* EXERCISE: In the entries below, find the line containing "Clone this chart in Chart.js." and the line containing "Arial, Helvetica, sans-serif';". Copy those two lines and everything between them exactly, without the pictures.

* EXTRACTED MATERIAL:
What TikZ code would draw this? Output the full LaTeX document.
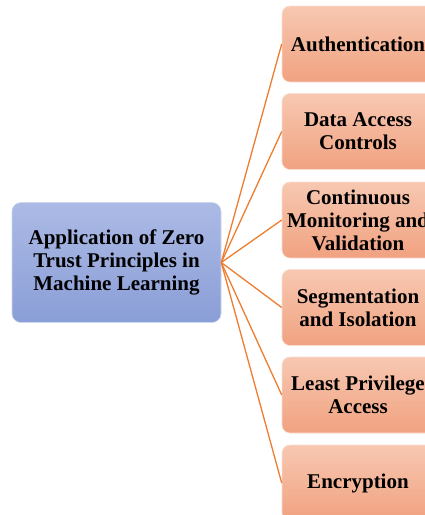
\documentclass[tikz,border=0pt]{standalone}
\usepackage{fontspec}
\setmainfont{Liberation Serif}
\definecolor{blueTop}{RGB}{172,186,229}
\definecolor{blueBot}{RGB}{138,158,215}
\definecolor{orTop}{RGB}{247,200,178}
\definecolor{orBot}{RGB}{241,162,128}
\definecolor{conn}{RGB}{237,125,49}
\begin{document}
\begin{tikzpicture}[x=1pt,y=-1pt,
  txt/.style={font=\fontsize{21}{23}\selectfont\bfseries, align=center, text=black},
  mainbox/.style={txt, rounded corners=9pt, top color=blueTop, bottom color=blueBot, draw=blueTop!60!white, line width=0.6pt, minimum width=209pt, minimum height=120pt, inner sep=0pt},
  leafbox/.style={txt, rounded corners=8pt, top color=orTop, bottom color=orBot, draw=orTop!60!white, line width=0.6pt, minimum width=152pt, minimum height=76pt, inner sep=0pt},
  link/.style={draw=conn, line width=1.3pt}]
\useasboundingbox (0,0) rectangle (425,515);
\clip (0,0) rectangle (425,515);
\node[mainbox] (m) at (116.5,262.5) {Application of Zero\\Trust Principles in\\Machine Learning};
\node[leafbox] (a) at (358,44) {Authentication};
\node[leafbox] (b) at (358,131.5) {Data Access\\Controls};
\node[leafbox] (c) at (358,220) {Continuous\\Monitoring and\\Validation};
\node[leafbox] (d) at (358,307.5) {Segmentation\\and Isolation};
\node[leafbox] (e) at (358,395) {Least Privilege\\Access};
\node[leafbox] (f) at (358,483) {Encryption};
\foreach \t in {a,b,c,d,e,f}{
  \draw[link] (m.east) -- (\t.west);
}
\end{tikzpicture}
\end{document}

---

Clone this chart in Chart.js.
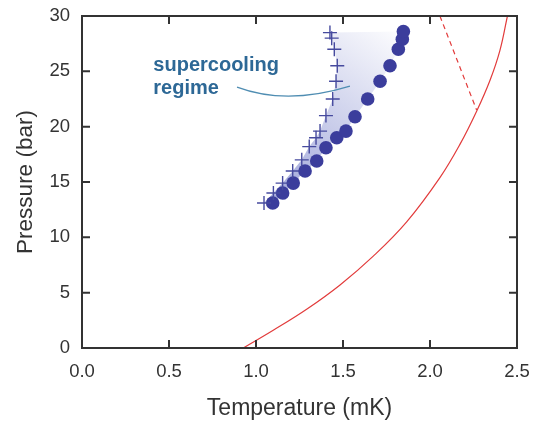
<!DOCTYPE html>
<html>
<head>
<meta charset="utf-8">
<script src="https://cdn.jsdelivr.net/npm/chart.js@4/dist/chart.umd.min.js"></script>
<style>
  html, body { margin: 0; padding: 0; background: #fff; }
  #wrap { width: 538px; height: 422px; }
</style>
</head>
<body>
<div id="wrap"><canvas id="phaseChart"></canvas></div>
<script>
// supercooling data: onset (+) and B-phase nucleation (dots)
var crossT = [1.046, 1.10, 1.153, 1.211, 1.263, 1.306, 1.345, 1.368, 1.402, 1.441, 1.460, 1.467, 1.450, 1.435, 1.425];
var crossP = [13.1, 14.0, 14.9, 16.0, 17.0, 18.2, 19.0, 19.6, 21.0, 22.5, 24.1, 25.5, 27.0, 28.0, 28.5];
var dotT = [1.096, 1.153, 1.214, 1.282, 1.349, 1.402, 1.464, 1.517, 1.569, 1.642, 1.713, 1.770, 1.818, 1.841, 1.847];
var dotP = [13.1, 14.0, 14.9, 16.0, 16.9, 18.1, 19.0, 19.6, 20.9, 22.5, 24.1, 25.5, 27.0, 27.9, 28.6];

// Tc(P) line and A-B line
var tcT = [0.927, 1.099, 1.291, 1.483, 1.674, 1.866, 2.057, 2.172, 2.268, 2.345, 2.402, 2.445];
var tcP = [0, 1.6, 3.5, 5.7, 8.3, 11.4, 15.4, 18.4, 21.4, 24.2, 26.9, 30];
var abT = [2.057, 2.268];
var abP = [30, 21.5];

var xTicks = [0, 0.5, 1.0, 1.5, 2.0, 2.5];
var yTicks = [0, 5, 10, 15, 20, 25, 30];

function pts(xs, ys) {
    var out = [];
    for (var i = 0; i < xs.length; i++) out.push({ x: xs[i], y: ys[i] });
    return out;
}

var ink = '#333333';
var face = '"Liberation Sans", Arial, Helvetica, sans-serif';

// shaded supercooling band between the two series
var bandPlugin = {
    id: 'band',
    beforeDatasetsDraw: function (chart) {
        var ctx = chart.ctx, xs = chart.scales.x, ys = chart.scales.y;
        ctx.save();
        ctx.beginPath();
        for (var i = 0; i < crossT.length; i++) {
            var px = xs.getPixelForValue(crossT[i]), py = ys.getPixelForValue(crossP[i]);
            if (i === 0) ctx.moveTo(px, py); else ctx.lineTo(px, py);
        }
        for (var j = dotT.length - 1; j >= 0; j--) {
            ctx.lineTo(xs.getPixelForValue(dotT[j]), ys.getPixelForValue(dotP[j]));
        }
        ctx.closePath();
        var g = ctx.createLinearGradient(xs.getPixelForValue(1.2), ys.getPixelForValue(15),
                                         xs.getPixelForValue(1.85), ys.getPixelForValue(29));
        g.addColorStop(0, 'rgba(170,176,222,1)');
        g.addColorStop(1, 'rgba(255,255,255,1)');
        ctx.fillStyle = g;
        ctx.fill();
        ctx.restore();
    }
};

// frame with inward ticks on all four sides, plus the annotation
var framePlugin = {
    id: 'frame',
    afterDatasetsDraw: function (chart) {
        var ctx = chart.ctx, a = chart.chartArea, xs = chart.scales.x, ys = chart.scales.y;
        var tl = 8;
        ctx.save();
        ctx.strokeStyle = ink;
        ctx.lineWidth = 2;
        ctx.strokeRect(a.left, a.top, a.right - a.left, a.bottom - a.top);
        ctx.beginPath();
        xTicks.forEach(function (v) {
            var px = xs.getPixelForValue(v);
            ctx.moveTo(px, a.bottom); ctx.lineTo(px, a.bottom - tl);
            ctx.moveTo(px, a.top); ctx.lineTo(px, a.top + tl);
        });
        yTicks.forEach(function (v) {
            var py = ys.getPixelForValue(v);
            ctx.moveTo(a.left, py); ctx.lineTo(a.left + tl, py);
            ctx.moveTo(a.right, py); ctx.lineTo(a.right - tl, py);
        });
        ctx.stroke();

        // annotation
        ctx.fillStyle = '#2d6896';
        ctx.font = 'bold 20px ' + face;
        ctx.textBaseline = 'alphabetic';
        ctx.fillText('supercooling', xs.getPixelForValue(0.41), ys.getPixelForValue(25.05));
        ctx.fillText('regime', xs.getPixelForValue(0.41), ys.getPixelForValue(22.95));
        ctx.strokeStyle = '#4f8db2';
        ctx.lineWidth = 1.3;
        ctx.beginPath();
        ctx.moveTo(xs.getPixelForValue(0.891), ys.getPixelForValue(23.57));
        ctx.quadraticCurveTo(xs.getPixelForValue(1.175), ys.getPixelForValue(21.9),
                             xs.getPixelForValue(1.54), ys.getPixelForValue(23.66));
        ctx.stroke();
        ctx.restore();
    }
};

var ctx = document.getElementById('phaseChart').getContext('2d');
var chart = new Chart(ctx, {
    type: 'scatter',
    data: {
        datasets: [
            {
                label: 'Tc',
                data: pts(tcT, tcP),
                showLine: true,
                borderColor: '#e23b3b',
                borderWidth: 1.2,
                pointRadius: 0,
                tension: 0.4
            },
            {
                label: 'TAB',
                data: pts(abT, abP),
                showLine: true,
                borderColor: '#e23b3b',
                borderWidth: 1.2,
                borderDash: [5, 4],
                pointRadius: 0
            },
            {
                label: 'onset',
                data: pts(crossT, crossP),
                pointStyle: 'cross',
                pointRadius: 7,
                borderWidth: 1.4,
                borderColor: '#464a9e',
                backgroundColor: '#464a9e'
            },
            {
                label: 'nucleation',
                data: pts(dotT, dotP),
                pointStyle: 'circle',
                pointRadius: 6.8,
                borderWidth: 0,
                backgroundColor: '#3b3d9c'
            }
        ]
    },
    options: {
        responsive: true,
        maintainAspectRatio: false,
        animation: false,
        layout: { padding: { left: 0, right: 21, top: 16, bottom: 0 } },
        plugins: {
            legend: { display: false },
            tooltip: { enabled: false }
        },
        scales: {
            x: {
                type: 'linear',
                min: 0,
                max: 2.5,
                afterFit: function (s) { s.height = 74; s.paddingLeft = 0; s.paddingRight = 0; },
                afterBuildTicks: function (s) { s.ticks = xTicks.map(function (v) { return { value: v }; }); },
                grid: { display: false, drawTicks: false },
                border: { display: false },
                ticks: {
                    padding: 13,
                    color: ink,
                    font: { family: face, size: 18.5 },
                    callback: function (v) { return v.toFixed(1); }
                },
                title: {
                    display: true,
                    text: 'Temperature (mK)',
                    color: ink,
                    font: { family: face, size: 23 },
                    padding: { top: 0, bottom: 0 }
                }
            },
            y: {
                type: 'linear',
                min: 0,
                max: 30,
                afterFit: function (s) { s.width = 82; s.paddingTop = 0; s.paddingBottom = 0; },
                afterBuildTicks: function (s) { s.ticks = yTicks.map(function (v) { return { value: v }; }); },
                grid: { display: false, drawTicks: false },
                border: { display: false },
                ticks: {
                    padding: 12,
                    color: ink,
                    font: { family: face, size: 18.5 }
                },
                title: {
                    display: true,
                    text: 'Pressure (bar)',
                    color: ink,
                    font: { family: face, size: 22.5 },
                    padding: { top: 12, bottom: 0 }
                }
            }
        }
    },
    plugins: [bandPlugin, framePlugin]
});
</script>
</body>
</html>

--

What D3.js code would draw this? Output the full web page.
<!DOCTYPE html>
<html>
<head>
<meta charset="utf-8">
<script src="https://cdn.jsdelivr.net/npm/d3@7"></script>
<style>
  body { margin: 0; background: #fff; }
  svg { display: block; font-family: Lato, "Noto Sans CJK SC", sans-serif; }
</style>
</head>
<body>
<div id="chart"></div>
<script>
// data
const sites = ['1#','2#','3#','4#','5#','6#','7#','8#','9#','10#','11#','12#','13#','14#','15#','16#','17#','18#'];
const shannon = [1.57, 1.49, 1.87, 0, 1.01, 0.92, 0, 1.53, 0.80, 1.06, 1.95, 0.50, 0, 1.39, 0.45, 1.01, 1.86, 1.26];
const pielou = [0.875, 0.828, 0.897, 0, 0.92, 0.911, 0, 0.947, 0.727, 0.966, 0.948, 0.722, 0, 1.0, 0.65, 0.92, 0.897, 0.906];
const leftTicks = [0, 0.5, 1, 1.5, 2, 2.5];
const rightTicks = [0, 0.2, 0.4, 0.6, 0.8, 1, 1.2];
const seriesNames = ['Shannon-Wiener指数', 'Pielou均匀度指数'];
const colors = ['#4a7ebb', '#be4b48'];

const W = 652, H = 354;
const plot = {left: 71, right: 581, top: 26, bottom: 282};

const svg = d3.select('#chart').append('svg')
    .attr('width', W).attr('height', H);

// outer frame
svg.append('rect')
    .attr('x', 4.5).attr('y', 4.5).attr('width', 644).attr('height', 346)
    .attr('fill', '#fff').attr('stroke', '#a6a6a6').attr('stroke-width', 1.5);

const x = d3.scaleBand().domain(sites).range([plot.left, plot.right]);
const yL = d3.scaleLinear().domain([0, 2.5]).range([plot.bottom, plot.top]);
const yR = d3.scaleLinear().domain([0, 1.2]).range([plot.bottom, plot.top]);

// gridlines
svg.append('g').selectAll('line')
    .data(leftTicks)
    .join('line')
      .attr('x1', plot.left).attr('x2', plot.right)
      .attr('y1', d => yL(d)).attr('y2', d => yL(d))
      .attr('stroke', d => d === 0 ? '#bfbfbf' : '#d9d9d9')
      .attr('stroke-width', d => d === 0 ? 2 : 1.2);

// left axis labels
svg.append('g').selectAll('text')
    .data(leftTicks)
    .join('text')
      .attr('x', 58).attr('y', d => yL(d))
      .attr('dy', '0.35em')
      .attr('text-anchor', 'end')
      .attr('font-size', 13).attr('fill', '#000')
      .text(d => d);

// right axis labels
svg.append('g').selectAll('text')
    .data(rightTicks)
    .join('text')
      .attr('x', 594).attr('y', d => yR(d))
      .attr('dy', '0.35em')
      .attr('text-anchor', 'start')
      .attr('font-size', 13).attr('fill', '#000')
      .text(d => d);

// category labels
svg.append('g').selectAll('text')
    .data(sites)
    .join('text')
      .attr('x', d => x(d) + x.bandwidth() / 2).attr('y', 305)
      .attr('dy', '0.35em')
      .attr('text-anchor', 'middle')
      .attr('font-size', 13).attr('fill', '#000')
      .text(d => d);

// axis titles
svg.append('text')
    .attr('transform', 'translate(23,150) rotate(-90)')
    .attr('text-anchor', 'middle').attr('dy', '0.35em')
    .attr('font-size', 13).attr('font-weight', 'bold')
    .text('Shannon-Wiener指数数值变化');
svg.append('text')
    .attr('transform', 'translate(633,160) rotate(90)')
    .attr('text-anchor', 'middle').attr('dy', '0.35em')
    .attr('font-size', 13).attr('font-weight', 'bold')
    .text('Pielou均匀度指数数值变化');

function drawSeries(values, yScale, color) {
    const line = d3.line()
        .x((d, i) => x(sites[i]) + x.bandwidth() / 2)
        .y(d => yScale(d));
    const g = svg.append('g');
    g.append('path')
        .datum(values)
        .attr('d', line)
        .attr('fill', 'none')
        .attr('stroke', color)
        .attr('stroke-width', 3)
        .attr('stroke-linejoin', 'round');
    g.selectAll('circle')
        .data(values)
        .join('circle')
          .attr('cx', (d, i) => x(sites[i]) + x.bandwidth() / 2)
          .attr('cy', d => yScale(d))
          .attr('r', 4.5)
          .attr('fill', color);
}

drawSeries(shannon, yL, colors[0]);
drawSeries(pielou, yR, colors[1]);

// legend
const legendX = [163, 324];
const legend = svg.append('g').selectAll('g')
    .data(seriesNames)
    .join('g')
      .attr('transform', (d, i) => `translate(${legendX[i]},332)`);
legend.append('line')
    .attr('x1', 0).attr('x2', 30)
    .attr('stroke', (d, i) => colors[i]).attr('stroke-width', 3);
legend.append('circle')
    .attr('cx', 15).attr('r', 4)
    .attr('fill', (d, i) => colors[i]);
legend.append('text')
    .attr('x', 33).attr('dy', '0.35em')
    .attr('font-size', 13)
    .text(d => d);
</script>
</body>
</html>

* OUTPUT OF THE TASK:
Clone this chart in Chart.js.
<!DOCTYPE html>
<html>
<head>
<meta charset="utf-8">
<script src="https://cdn.jsdelivr.net/npm/chart.js@4/dist/chart.umd.min.js"></script>
<style>
  html, body { margin: 0; padding: 0; background: #fff; }
  #wrap { width: 538px; height: 422px; }
</style>
</head>
<body>
<div id="wrap"><canvas id="phaseChart"></canvas></div>
<script>
// supercooling data: onset (+) and B-phase nucleation (dots)
var crossT = [1.046, 1.10, 1.153, 1.211, 1.263, 1.306, 1.345, 1.368, 1.402, 1.441, 1.460, 1.467, 1.450, 1.435, 1.425];
var crossP = [13.1, 14.0, 14.9, 16.0, 17.0, 18.2, 19.0, 19.6, 21.0, 22.5, 24.1, 25.5, 27.0, 28.0, 28.5];
var dotT = [1.096, 1.153, 1.214, 1.282, 1.349, 1.402, 1.464, 1.517, 1.569, 1.642, 1.713, 1.770, 1.818, 1.841, 1.847];
var dotP = [13.1, 14.0, 14.9, 16.0, 16.9, 18.1, 19.0, 19.6, 20.9, 22.5, 24.1, 25.5, 27.0, 27.9, 28.6];

// Tc(P) line and A-B line
var tcT = [0.927, 1.099, 1.291, 1.483, 1.674, 1.866, 2.057, 2.172, 2.268, 2.345, 2.402, 2.445];
var tcP = [0, 1.6, 3.5, 5.7, 8.3, 11.4, 15.4, 18.4, 21.4, 24.2, 26.9, 30];
var abT = [2.057, 2.268];
var abP = [30, 21.5];

var xTicks = [0, 0.5, 1.0, 1.5, 2.0, 2.5];
var yTicks = [0, 5, 10, 15, 20, 25, 30];

function pts(xs, ys) {
    var out = [];
    for (var i = 0; i < xs.length; i++) out.push({ x: xs[i], y: ys[i] });
    return out;
}

var ink = '#333333';
var face = '"Liberation Sans", Arial, Helvetica, sans-serif';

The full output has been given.